--- begin Source excerpt ---
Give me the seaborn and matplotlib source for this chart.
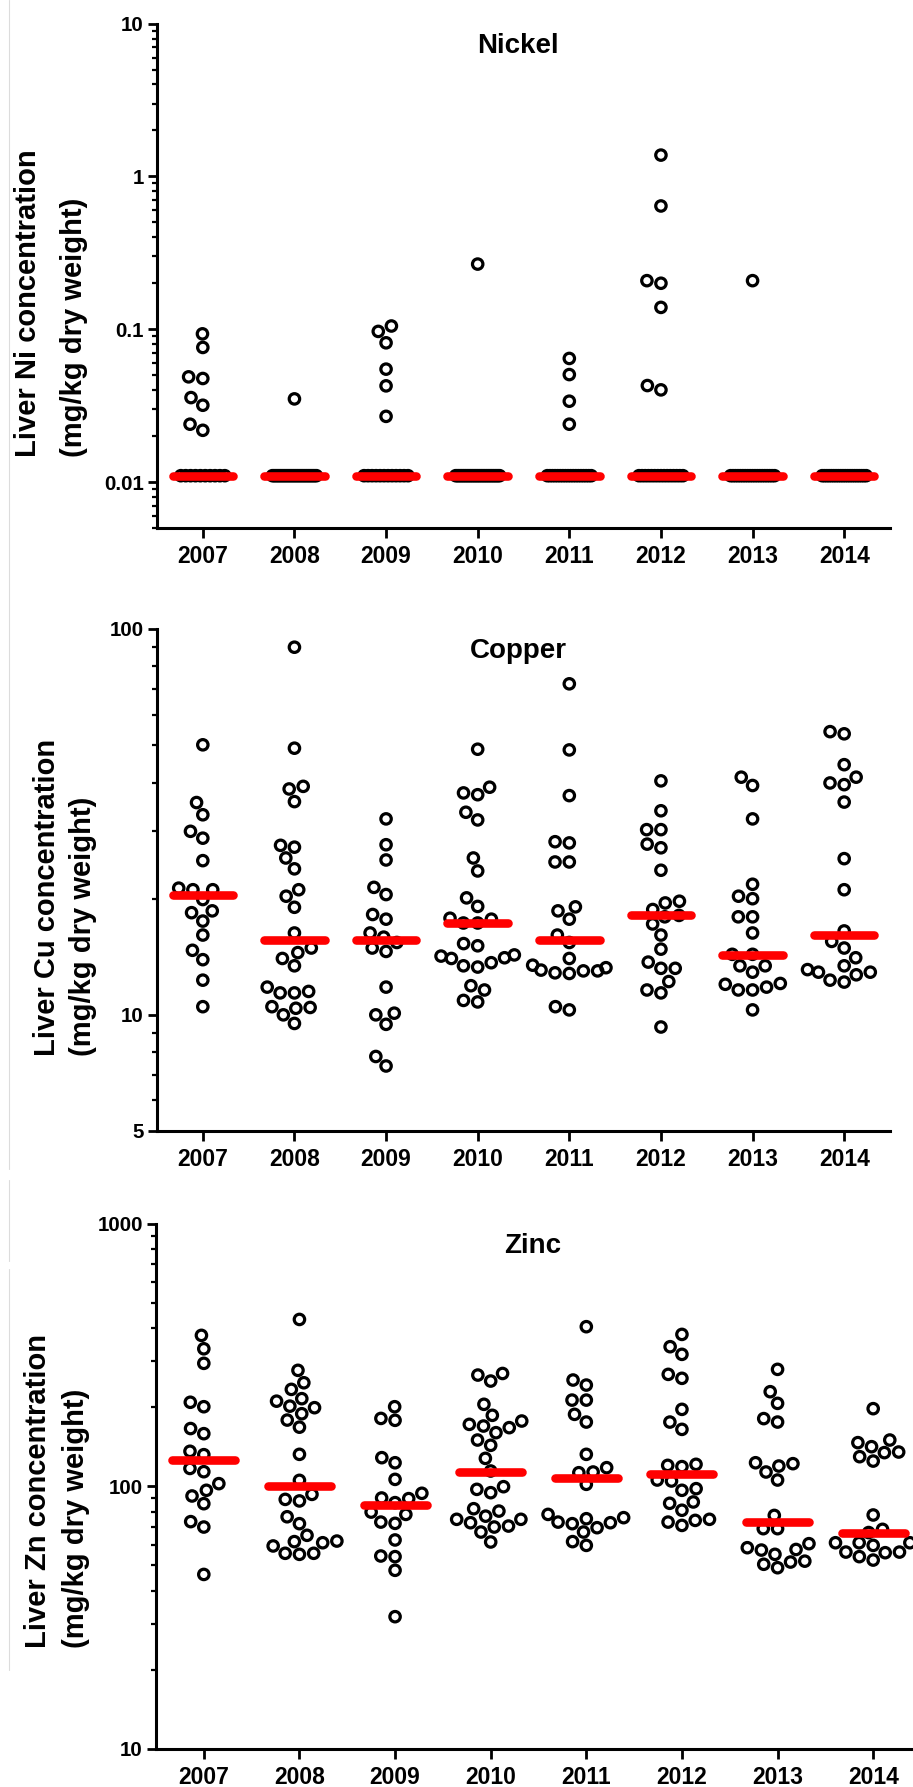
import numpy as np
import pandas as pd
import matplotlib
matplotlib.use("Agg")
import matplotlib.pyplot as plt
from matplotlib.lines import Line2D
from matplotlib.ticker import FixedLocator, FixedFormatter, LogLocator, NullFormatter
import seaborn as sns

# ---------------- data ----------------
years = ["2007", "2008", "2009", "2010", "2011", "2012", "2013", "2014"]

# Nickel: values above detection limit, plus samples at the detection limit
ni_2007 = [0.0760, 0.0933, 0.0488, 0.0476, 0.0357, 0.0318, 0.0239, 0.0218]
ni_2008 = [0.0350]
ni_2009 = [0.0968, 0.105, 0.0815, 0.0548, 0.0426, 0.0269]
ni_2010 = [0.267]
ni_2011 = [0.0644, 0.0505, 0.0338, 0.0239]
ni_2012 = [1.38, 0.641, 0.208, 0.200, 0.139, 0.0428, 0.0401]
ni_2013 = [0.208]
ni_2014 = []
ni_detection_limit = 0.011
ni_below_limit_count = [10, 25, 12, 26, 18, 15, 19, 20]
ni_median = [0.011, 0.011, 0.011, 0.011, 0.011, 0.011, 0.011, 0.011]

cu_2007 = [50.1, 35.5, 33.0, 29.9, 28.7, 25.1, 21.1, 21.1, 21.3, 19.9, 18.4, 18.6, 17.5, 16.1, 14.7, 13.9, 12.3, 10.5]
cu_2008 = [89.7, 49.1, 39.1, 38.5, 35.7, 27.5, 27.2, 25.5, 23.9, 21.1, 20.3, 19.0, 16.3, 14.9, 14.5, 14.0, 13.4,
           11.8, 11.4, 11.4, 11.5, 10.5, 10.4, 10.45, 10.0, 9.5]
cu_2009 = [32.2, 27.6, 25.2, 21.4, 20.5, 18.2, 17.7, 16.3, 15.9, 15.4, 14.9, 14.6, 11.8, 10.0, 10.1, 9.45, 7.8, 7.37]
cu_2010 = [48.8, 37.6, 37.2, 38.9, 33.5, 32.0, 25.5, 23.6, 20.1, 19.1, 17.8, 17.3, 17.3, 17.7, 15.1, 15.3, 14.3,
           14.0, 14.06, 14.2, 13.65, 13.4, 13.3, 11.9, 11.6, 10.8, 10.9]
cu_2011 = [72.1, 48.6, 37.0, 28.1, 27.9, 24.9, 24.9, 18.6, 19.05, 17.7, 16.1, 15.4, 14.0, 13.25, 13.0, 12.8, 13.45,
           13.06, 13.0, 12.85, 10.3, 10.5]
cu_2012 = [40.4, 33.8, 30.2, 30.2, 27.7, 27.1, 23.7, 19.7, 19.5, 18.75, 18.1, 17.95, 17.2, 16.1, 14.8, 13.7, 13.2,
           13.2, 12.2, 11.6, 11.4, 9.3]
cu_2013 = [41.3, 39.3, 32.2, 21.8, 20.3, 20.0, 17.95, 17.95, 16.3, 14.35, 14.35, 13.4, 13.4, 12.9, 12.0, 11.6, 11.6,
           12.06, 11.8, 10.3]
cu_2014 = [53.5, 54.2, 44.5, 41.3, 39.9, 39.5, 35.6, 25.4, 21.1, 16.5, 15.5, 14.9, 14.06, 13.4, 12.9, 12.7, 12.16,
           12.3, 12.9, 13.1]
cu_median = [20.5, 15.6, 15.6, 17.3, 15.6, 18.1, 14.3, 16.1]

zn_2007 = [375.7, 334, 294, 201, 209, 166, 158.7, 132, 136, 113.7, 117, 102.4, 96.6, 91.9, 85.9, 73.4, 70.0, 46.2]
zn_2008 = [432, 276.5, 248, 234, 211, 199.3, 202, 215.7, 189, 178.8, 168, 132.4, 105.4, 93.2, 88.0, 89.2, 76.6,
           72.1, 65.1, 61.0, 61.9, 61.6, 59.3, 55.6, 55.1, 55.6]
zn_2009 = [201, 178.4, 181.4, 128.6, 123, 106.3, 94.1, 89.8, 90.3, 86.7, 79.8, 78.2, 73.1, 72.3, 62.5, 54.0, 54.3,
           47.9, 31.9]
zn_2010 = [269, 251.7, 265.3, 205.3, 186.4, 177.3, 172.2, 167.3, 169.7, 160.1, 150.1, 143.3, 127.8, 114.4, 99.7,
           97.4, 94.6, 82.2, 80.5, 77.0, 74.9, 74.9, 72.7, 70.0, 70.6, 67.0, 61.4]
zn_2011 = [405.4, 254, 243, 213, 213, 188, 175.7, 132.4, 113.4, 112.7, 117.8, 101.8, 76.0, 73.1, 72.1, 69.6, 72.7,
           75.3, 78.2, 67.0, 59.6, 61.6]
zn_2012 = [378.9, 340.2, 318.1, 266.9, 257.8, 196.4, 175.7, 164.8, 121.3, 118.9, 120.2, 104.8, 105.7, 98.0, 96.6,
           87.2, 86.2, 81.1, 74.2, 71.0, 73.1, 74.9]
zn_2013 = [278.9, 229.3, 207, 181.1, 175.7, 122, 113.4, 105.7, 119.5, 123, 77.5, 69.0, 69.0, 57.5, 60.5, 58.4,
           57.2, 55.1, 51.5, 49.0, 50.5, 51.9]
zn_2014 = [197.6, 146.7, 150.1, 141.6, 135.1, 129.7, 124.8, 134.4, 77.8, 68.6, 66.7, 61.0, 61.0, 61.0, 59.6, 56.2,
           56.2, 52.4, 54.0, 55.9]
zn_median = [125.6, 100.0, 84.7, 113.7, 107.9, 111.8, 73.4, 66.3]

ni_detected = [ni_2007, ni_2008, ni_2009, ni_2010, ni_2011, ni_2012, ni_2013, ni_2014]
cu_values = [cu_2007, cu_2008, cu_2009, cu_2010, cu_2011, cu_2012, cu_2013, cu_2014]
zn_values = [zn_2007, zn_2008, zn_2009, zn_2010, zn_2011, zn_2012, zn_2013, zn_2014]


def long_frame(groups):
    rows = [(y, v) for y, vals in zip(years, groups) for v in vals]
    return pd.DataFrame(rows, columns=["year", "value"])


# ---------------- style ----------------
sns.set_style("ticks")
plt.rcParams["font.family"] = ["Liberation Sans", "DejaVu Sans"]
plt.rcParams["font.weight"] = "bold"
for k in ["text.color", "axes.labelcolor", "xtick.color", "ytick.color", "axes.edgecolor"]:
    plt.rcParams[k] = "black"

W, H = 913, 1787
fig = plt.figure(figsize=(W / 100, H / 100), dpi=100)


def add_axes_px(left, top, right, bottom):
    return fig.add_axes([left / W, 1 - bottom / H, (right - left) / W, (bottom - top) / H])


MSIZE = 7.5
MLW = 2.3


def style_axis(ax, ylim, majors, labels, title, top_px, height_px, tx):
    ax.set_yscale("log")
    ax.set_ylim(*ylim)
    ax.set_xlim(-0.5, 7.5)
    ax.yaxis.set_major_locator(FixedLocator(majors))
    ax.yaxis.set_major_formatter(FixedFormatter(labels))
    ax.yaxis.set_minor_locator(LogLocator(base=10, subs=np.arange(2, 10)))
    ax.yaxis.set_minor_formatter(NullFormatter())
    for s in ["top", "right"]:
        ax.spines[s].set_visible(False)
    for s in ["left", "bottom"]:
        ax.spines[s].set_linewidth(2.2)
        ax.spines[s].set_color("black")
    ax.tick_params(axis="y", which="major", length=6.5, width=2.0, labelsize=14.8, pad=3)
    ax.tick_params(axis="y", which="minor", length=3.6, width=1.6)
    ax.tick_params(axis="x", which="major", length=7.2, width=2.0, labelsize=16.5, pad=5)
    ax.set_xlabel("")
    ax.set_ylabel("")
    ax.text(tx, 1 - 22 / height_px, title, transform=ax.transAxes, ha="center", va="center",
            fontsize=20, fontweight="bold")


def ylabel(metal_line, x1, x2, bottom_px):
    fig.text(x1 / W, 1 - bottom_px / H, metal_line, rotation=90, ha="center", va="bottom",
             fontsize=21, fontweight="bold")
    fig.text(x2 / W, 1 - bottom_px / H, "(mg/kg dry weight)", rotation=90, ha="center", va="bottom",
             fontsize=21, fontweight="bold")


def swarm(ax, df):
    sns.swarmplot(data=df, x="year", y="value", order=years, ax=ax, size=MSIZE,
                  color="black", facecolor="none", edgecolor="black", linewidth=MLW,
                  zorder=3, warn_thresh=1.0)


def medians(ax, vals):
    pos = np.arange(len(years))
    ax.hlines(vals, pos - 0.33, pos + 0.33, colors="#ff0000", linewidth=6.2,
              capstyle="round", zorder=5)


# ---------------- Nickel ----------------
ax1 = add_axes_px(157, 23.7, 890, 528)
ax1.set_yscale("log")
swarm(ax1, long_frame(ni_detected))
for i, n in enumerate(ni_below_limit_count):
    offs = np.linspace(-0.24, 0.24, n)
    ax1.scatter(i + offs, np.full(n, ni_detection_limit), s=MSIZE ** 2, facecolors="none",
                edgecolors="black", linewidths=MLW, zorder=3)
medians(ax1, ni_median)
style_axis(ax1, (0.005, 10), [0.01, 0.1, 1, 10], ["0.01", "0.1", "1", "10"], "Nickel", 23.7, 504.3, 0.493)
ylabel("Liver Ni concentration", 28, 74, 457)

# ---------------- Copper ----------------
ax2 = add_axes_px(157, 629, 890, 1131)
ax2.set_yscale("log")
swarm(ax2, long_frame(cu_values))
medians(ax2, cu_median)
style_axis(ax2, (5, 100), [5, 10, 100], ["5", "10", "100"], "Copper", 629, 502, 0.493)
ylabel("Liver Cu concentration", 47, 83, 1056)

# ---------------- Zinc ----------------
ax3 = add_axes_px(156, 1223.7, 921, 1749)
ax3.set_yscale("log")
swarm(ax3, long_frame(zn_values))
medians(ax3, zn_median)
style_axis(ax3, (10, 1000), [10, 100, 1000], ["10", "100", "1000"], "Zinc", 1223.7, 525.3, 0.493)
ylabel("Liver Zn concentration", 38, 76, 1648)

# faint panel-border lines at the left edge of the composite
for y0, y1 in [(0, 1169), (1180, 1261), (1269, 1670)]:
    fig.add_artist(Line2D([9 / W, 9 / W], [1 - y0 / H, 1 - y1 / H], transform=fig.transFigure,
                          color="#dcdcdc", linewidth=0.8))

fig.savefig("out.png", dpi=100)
--- end Source excerpt ---
■ **Task prompt**: Copy out every line with the word "matplotlib".

■ **Complete output**:
Give me the seaborn and matplotlib source for this chart.
import matplotlib
matplotlib.use("Agg")
import matplotlib.pyplot as plt
from matplotlib.lines import Line2D
from matplotlib.ticker import FixedLocator, FixedFormatter, LogLocator, NullFormatter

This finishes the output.